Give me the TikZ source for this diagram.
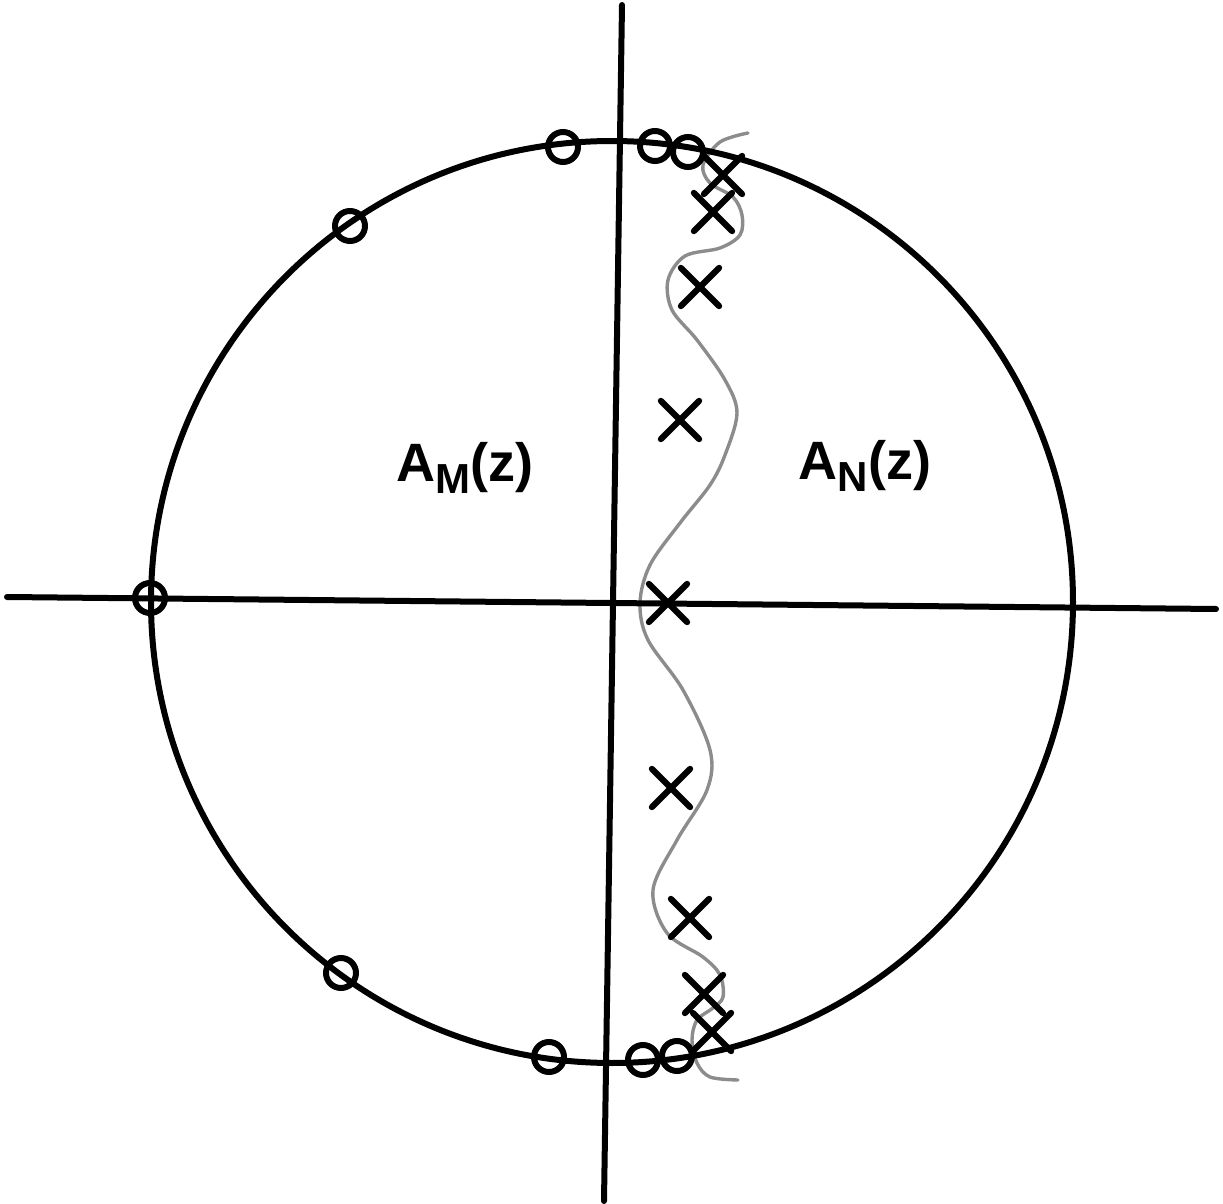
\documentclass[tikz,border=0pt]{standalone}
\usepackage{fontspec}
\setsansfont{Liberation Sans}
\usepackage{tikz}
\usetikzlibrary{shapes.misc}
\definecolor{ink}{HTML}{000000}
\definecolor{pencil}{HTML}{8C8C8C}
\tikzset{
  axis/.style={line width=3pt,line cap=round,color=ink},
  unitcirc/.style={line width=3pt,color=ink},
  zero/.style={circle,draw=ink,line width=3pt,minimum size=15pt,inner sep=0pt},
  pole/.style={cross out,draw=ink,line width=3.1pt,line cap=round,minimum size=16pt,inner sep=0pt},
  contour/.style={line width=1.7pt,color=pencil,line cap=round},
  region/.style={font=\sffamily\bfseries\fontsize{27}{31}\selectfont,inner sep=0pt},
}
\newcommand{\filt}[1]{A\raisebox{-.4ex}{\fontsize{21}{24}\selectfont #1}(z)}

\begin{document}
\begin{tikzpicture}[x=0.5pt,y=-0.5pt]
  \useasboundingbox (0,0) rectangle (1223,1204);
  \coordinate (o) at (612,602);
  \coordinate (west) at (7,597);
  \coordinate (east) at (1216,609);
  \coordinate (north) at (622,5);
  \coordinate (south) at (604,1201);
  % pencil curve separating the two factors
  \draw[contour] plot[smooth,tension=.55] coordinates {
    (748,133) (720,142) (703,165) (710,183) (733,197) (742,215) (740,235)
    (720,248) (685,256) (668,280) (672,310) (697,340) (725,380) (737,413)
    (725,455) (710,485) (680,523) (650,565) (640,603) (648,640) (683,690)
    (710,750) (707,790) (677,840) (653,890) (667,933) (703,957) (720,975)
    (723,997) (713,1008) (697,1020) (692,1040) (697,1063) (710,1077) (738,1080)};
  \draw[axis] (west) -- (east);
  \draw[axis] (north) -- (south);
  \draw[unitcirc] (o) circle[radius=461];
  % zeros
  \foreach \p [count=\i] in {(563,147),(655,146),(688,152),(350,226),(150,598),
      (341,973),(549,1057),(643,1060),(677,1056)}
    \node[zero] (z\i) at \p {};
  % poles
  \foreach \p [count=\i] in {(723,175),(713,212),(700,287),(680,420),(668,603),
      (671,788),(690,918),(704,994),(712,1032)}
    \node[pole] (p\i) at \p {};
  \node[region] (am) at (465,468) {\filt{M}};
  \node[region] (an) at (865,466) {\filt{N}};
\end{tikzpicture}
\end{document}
:::::
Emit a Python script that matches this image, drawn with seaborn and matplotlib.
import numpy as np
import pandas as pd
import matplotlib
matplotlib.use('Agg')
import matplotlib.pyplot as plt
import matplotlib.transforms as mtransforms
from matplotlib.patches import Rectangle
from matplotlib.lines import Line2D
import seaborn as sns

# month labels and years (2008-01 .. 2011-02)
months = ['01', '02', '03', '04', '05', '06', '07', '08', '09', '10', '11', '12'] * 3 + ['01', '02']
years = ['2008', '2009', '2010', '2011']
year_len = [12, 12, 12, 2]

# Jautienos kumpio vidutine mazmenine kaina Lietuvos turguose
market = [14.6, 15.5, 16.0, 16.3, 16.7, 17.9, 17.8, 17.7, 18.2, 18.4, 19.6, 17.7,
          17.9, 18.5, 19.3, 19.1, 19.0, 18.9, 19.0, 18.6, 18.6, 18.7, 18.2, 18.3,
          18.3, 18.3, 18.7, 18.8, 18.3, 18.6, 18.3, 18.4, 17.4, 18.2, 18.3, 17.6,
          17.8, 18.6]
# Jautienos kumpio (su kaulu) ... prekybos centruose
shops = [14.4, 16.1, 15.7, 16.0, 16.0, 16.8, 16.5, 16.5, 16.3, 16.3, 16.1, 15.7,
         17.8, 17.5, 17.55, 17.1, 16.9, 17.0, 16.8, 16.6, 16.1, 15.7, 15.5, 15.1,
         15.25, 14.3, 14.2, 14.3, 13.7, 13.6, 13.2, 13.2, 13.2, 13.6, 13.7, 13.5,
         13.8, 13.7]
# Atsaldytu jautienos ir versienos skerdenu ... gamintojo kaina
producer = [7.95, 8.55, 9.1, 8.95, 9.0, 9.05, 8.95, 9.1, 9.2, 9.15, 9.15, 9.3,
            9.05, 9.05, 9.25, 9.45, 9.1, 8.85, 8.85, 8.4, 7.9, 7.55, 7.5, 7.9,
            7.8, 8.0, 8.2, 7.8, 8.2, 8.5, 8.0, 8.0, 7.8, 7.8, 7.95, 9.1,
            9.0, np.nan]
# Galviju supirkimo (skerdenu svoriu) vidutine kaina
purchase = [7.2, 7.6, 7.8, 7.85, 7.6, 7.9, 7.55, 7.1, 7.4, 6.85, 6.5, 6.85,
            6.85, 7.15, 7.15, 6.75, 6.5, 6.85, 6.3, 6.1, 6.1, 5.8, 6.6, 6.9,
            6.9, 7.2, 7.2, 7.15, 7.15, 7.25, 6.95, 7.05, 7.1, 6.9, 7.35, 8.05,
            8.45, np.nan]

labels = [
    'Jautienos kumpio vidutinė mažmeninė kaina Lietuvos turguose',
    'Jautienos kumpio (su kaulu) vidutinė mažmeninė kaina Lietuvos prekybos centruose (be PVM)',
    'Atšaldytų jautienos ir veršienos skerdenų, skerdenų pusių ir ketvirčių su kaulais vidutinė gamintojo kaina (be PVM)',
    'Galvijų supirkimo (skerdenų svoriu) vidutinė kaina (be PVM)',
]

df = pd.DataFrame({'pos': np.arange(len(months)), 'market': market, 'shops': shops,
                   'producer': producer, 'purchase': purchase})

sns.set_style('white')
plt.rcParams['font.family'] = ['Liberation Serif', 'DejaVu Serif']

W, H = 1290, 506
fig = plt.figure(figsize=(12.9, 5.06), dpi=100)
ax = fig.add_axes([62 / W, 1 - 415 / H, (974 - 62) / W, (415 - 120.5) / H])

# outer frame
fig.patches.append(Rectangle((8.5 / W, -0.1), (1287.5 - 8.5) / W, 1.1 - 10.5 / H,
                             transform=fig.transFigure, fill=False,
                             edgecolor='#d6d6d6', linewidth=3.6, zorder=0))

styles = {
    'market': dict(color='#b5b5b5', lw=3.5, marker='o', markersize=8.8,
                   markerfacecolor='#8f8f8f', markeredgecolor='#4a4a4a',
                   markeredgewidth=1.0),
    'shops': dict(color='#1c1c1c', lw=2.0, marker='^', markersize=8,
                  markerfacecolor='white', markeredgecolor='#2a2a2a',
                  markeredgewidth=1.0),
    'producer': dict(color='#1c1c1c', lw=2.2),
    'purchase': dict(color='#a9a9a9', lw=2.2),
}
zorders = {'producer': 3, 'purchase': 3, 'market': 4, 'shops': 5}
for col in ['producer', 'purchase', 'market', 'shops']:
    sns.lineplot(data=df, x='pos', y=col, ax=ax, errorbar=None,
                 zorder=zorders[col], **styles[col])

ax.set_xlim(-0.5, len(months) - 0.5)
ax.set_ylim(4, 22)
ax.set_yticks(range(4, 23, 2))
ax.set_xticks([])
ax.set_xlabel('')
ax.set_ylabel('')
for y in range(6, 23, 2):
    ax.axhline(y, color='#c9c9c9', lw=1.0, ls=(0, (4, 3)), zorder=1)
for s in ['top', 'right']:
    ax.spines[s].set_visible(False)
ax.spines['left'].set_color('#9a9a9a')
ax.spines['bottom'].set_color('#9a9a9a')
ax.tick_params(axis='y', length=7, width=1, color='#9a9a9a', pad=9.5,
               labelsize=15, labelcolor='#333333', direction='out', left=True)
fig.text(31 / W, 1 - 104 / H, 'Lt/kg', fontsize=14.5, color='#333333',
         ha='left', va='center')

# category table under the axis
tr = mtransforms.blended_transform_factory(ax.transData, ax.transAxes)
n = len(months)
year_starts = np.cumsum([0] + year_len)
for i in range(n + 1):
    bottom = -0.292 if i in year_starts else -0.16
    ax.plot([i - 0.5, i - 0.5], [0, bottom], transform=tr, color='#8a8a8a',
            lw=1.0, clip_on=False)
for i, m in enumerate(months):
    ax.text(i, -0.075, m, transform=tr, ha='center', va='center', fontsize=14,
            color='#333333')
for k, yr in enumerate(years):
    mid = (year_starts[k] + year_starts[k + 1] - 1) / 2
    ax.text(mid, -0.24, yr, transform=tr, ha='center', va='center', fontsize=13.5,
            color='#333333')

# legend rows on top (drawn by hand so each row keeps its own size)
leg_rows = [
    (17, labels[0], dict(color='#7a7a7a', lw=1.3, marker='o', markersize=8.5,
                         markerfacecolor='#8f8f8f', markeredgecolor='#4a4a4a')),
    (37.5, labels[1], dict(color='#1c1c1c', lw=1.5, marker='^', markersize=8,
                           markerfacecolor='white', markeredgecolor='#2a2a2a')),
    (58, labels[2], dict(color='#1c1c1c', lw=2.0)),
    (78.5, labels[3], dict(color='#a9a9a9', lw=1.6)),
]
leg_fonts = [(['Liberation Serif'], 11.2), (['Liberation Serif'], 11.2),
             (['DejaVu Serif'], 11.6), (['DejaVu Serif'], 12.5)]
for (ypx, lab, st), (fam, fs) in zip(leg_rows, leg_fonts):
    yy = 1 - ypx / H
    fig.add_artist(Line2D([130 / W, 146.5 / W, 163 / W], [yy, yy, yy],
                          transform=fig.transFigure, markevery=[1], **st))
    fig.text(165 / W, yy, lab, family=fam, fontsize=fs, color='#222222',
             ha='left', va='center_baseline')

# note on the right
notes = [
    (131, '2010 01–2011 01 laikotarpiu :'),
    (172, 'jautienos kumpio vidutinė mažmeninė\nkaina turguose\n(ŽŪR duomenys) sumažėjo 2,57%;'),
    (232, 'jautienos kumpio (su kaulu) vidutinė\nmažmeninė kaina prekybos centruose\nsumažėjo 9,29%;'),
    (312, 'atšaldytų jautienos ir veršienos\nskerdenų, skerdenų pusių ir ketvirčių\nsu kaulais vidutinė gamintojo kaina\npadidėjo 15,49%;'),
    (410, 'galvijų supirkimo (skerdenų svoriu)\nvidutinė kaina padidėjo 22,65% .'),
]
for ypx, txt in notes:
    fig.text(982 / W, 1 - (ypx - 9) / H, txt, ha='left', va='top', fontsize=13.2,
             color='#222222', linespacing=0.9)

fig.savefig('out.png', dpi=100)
:::::
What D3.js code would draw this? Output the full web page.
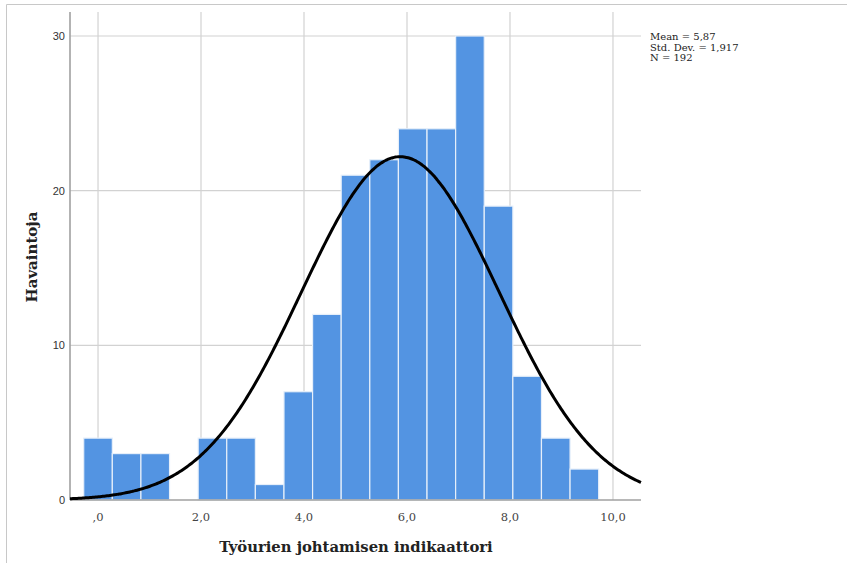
:::::
- _Problem requirements_: From the line containing "Emit a Python" down to the line containing "8.45, np.nan]" in the material above, reproduce every line exactly, including the two end lines.

- _Answer_:
Emit a Python script that matches this image, drawn with seaborn and matplotlib.
import numpy as np
import pandas as pd
import matplotlib
matplotlib.use('Agg')
import matplotlib.pyplot as plt
import matplotlib.transforms as mtransforms
from matplotlib.patches import Rectangle
from matplotlib.lines import Line2D
import seaborn as sns

# month labels and years (2008-01 .. 2011-02)
months = ['01', '02', '03', '04', '05', '06', '07', '08', '09', '10', '11', '12'] * 3 + ['01', '02']
years = ['2008', '2009', '2010', '2011']
year_len = [12, 12, 12, 2]

# Jautienos kumpio vidutine mazmenine kaina Lietuvos turguose
market = [14.6, 15.5, 16.0, 16.3, 16.7, 17.9, 17.8, 17.7, 18.2, 18.4, 19.6, 17.7,
          17.9, 18.5, 19.3, 19.1, 19.0, 18.9, 19.0, 18.6, 18.6, 18.7, 18.2, 18.3,
          18.3, 18.3, 18.7, 18.8, 18.3, 18.6, 18.3, 18.4, 17.4, 18.2, 18.3, 17.6,
          17.8, 18.6]
# Jautienos kumpio (su kaulu) ... prekybos centruose
shops = [14.4, 16.1, 15.7, 16.0, 16.0, 16.8, 16.5, 16.5, 16.3, 16.3, 16.1, 15.7,
         17.8, 17.5, 17.55, 17.1, 16.9, 17.0, 16.8, 16.6, 16.1, 15.7, 15.5, 15.1,
         15.25, 14.3, 14.2, 14.3, 13.7, 13.6, 13.2, 13.2, 13.2, 13.6, 13.7, 13.5,
         13.8, 13.7]
# Atsaldytu jautienos ir versienos skerdenu ... gamintojo kaina
producer = [7.95, 8.55, 9.1, 8.95, 9.0, 9.05, 8.95, 9.1, 9.2, 9.15, 9.15, 9.3,
            9.05, 9.05, 9.25, 9.45, 9.1, 8.85, 8.85, 8.4, 7.9, 7.55, 7.5, 7.9,
            7.8, 8.0, 8.2, 7.8, 8.2, 8.5, 8.0, 8.0, 7.8, 7.8, 7.95, 9.1,
            9.0, np.nan]
# Galviju supirkimo (skerdenu svoriu) vidutine kaina
purchase = [7.2, 7.6, 7.8, 7.85, 7.6, 7.9, 7.55, 7.1, 7.4, 6.85, 6.5, 6.85,
            6.85, 7.15, 7.15, 6.75, 6.5, 6.85, 6.3, 6.1, 6.1, 5.8, 6.6, 6.9,
            6.9, 7.2, 7.2, 7.15, 7.15, 7.25, 6.95, 7.05, 7.1, 6.9, 7.35, 8.05,
            8.45, np.nan]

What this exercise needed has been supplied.